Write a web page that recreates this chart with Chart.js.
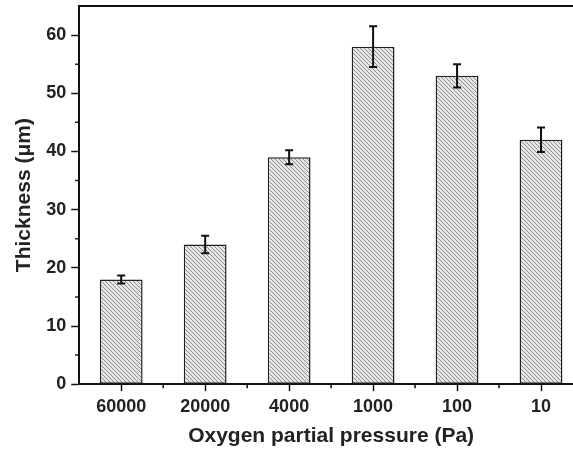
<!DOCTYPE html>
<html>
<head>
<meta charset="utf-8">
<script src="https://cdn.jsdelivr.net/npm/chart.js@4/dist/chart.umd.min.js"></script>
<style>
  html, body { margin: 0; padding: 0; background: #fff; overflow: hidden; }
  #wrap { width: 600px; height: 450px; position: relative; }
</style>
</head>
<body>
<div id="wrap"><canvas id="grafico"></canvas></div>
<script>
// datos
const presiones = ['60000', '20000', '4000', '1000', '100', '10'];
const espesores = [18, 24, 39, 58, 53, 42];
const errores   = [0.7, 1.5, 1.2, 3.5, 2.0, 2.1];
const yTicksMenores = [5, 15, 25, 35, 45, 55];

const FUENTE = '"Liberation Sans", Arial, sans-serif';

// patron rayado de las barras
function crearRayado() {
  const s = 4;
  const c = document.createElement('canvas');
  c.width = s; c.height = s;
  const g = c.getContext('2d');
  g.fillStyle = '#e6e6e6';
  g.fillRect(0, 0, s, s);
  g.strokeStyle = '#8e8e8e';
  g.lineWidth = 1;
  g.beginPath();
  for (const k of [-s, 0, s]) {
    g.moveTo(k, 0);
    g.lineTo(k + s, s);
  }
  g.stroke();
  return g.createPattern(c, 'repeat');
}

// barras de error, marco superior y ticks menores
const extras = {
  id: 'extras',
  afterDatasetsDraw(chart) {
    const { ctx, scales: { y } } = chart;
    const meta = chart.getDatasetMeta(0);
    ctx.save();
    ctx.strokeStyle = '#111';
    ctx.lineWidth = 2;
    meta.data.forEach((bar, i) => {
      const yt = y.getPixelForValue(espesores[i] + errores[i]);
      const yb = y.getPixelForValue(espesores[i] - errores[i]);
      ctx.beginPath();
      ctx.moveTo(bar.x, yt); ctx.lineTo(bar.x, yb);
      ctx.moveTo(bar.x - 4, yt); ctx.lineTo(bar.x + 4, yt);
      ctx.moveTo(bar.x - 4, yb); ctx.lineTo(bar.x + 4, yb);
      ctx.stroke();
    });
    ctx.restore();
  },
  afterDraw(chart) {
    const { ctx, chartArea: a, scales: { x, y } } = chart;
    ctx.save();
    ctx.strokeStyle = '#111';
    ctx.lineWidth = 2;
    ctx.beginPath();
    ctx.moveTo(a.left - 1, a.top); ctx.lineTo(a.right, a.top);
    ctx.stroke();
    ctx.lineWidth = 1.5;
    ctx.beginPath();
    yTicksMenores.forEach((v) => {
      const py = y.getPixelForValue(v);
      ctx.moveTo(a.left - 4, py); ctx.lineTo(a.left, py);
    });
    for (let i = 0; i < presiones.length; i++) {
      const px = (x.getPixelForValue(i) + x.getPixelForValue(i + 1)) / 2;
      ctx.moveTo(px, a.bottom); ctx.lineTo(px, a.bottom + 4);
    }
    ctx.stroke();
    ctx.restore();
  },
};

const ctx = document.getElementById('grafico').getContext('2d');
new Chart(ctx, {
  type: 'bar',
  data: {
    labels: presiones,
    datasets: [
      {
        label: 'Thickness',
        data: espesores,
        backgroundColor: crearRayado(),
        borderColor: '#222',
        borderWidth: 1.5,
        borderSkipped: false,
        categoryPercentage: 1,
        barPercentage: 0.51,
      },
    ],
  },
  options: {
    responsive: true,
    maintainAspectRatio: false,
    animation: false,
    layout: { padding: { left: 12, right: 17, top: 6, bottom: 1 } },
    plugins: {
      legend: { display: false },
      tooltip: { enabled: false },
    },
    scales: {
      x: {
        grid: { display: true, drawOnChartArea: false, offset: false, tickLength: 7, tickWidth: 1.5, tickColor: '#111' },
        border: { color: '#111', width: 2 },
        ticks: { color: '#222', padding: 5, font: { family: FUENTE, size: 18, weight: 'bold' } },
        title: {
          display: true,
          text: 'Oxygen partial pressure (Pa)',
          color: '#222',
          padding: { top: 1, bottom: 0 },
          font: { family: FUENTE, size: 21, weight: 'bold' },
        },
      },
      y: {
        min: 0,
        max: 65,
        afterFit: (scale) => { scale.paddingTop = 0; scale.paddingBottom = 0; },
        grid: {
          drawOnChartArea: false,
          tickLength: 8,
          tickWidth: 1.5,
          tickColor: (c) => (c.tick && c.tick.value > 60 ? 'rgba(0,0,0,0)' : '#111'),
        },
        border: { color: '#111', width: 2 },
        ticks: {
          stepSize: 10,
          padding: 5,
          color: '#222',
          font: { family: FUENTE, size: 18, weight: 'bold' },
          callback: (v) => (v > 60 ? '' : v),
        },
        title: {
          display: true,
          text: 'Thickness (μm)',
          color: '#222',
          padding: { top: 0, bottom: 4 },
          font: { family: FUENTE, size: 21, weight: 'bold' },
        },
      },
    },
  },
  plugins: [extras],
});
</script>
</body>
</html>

-------

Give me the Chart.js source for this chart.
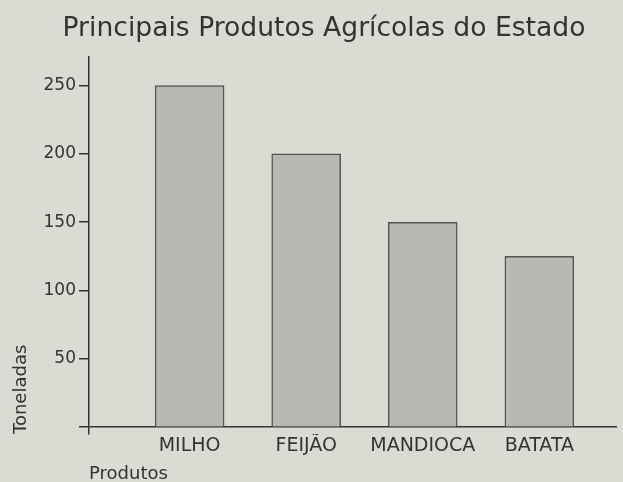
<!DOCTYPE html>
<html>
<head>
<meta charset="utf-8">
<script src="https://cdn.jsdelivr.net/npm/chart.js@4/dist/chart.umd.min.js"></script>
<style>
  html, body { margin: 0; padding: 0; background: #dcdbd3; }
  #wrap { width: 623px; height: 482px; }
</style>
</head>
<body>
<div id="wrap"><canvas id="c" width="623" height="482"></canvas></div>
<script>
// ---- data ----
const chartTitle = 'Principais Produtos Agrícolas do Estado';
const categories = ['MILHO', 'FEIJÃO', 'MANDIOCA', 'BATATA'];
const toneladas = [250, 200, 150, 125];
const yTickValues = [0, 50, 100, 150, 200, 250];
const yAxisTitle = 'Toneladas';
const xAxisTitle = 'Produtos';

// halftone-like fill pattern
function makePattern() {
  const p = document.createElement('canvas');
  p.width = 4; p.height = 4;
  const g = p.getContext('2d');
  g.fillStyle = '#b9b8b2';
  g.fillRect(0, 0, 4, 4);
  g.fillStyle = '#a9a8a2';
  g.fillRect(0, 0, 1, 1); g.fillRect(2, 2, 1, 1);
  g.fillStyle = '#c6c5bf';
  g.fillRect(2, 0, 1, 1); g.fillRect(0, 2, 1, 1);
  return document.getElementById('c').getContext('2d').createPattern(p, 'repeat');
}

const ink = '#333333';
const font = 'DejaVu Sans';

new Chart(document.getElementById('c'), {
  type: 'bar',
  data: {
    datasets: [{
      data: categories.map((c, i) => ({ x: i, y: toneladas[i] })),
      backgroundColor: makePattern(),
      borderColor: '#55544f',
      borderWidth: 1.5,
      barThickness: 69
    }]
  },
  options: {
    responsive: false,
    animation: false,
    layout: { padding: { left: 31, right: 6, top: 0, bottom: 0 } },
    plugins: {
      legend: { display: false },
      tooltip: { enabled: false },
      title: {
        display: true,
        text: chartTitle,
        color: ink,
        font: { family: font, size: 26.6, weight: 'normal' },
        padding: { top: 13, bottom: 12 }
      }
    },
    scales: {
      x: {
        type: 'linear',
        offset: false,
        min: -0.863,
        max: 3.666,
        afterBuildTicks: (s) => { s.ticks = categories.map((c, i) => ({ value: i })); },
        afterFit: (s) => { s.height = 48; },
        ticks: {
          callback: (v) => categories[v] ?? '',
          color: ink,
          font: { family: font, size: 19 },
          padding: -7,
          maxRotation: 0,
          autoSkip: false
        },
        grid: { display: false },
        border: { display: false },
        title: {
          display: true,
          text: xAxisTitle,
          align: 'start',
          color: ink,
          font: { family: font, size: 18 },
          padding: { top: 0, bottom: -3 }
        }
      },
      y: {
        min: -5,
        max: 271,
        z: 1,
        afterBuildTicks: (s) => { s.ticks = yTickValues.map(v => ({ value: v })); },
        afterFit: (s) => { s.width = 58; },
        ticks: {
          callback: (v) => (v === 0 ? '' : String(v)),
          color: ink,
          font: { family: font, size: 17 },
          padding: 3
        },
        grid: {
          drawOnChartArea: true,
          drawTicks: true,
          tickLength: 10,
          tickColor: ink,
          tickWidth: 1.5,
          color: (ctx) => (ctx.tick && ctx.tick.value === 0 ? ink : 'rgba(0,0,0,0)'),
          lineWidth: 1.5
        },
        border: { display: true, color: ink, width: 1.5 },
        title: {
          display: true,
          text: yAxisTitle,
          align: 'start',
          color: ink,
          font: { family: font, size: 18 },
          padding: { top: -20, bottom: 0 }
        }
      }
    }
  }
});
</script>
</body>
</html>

-------

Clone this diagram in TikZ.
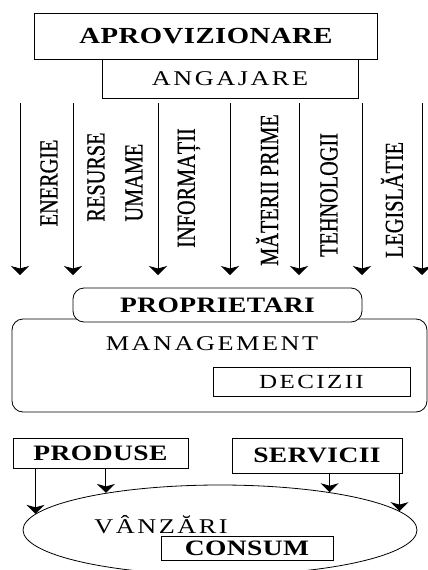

-------

(THE EXERCISE) Show every line of the listing in which the string "this" can be found.

(TASK ANSWER)
Write a web page that recreates this chart with Chart.js.
Give me the Chart.js source for this chart.
Clone this diagram in TikZ.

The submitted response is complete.